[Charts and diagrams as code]

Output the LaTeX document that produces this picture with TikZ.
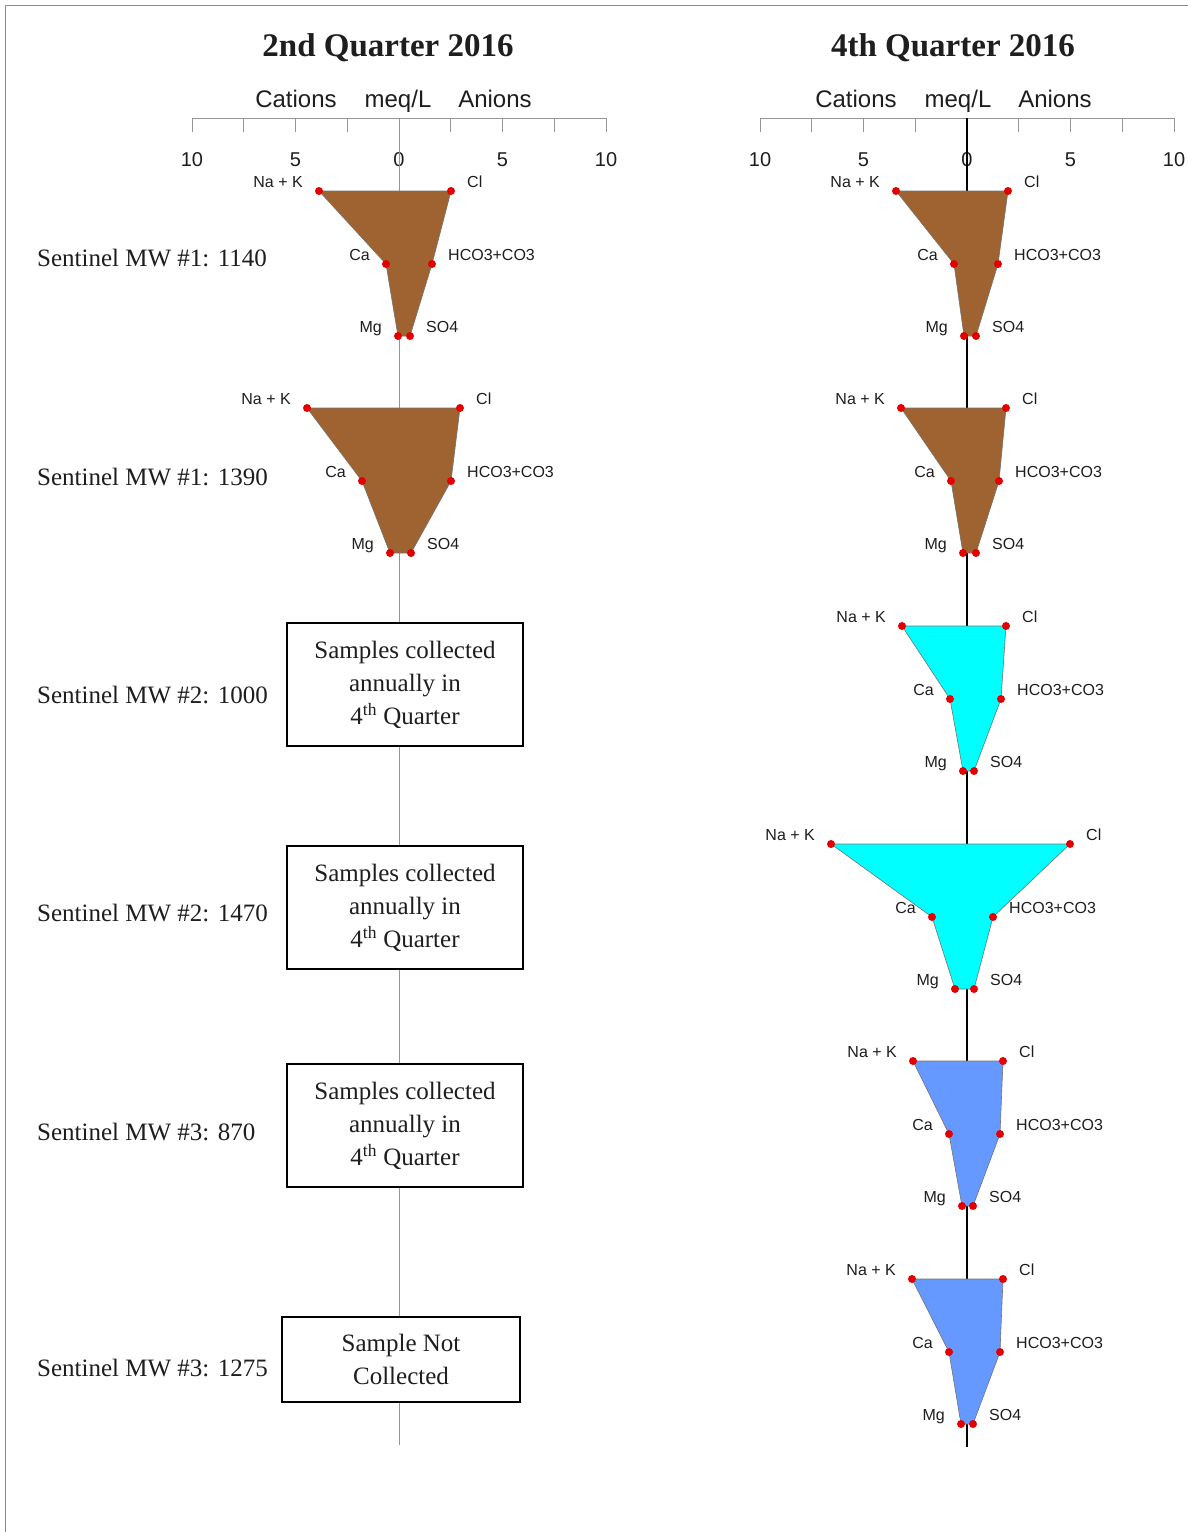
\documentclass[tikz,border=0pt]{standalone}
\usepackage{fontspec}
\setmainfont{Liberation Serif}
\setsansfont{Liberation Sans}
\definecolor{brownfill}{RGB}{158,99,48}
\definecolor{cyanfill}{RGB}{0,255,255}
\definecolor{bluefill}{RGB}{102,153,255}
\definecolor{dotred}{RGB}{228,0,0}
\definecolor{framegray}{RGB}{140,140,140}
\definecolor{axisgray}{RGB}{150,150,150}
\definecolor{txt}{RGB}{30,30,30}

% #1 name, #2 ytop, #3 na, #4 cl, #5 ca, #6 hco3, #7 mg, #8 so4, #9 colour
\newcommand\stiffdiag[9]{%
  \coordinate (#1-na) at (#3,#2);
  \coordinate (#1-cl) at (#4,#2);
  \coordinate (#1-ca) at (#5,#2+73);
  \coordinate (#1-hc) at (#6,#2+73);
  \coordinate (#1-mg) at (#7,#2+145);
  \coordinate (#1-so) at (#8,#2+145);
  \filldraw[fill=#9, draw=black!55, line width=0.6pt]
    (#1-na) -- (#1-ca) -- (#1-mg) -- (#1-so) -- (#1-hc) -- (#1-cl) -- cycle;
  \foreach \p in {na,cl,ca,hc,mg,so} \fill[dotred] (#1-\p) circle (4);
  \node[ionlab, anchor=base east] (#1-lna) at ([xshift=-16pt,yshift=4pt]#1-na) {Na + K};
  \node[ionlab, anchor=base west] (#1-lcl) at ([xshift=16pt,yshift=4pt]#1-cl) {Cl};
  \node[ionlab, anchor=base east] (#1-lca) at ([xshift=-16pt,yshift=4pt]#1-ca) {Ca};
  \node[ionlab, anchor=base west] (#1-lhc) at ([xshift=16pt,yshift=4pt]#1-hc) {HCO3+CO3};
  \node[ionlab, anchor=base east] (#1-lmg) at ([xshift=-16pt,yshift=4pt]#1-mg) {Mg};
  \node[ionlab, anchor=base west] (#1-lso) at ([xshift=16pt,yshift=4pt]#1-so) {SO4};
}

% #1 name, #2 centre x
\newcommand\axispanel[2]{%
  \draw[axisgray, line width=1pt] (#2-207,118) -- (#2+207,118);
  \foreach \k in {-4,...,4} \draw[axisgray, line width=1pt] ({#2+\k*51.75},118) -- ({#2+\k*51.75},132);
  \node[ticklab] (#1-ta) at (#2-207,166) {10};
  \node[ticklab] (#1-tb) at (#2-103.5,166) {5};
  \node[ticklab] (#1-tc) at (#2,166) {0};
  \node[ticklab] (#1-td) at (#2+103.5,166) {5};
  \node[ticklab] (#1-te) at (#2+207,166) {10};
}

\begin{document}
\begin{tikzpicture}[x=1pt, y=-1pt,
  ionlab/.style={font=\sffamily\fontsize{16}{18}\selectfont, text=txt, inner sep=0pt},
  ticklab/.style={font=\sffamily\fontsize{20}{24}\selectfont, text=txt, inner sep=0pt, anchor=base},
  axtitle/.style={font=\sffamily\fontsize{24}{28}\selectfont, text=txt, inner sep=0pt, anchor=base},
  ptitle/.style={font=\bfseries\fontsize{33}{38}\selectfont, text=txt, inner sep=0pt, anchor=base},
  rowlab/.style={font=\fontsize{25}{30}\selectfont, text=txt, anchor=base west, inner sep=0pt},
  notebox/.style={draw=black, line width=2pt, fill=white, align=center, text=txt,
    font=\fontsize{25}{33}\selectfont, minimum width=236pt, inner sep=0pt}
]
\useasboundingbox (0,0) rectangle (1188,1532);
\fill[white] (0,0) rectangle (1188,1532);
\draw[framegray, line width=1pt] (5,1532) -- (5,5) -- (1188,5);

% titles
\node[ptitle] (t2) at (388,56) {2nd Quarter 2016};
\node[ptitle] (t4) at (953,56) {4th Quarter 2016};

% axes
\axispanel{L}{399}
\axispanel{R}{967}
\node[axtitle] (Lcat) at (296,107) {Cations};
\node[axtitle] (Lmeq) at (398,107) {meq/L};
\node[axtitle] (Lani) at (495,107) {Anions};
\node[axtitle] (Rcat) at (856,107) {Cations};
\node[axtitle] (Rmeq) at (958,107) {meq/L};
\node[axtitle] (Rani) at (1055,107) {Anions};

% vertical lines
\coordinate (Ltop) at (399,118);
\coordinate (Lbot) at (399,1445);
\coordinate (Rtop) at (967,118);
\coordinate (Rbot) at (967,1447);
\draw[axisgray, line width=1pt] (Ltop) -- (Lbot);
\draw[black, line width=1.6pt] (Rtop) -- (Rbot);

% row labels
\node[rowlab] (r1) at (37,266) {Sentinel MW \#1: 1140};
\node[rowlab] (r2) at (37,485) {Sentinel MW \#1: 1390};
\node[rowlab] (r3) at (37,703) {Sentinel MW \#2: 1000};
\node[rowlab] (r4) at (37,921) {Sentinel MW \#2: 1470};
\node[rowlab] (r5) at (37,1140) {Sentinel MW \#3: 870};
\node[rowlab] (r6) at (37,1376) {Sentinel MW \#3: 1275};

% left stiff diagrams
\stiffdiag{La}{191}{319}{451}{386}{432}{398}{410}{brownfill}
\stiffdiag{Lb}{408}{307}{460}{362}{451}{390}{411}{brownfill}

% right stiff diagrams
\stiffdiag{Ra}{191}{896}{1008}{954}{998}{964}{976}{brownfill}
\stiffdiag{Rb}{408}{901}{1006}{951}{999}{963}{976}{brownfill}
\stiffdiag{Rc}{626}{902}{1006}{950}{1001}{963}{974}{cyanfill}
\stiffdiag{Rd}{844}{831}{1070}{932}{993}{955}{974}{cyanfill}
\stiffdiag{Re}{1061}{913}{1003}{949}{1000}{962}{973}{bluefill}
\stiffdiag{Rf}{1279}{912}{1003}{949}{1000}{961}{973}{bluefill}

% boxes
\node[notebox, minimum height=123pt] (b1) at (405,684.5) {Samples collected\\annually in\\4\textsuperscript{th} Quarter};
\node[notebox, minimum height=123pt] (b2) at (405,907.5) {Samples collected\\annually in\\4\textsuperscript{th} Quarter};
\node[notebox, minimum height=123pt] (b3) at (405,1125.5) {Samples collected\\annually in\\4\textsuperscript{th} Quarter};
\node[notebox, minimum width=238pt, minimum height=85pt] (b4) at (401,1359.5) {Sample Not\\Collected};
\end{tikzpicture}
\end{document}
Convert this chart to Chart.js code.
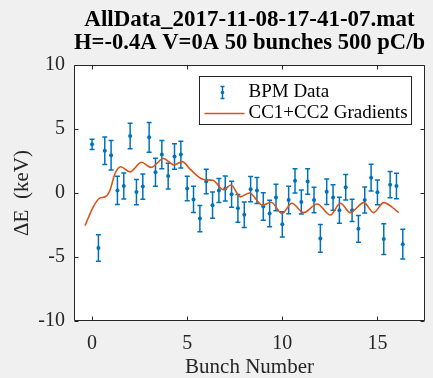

= SET EXERCISE =
For each line above that contains the word "this", copy that line.

= SOLUTION TO THE PROBLEM =
Output the LaTeX document that produces this picture with TikZ.
Convert this chart to Chart.js code.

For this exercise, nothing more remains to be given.